30 Lamellen umringen den Kirchenraum mit seinen massiven Sitzblöcken aus Eichenholz. Elliptisch angeordnet schaffen sie eine Art Vorhang. Ihre Vorderseiten bedecken drei Millimeter dünne Platten aus einem technischen Porzellan eines spanischen Herstellers, an den Seiten blitzt das Chrom der Fassungen. Den kantigen Altar und das Deckenoval schmücken schlichte Lichtkreuze.

Die Kapelle ist klein, aber fein und elegant

Ein Raum im Raum. Der Architekt, ein Schüler von Daniel Libeskind, geht in seinen Intentionen noch einen Schritt weiter. Die über fünf Meter hohen, weißen Lamellen sollen an die Säulen einer gotischen Kathedrale erinnern, zwischen denen sich plötzlich der Blick in die Seitenschiffe weitet. Doch auch ohne diese Erklärung lässt sich die Kapelle genießen; sie mag zwar klein sein, doch ihre klare Eleganz lässt sie in Reinheit leuchten.
Aber auch an die dunklen Flecken der Burggeschichte soll erinnert werden. 5200 Menschen waren hier über anderthalb Jahrhunderte im Zuchthaus eingekerkert. Zu den Fußeisen und den Fesseln an den Händen gibt es knochenharte Arbeit. Der Gottesdienst und die Unterrichtung in Lesen und Schreiben, für die der Gefängnispfarrer auch zuständig ist, machen die Kapelle zur Zuflucht.

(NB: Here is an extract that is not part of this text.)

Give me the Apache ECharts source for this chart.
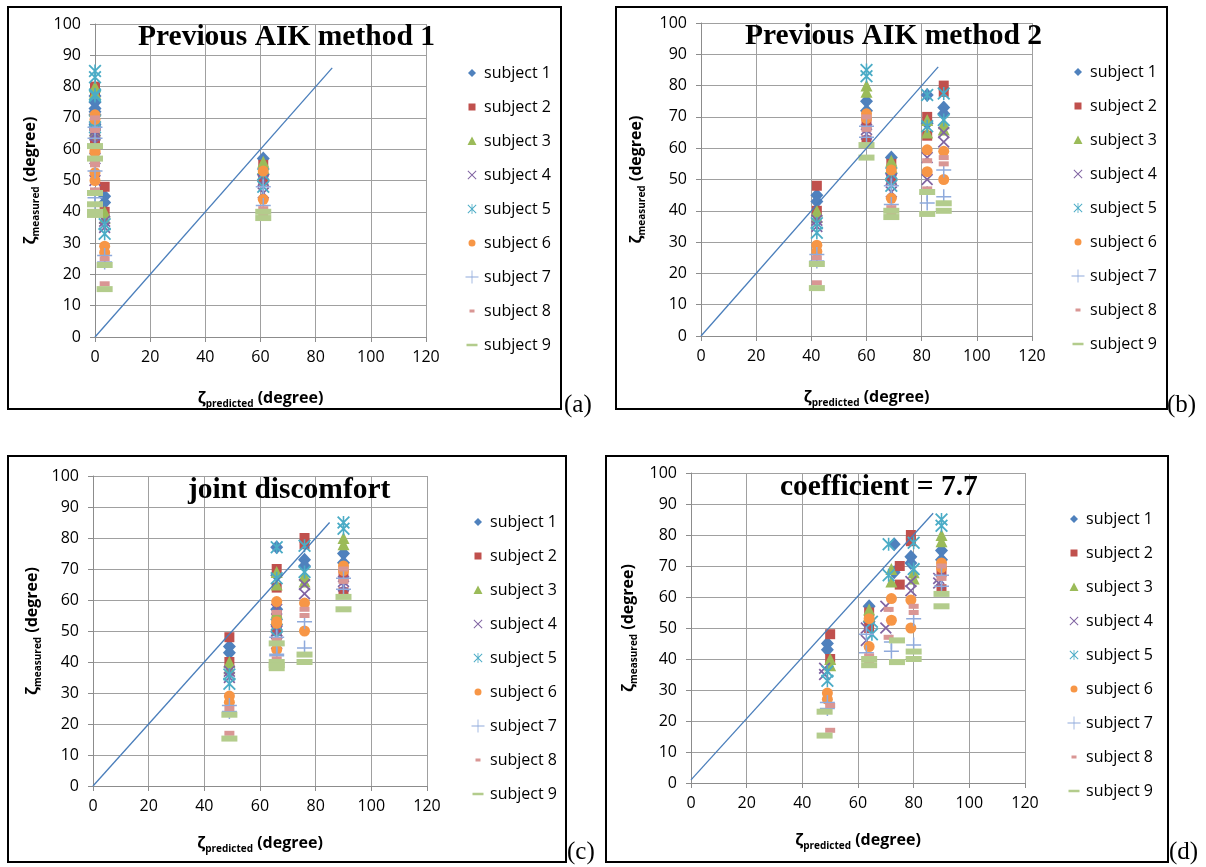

Ein Hochleistungsbeamer übernimmt künftig die Erinnerungsarbeit. Er wirft 5200 Punkte an die Porzellanlamellen, die gemeinsam die Silhouette der Burg bilden. Das Publikum zur Kirchweihe ist zumindest von einer ersten, temporären Aufführung des Punkte-Konzerts beeindruckt, auch die Menschen im Rittersaal, in den das Spektakel aus der rappelvollen Kapelle übertragen wird. Viele wollen bald wiederkommen – zu einem Gottesdienst, einem Orgelkonzert, einer Taufe oder einer Hochzeit. Die nächste Gelegenheit dazu ist am 31. Oktober, dem Reformationstag.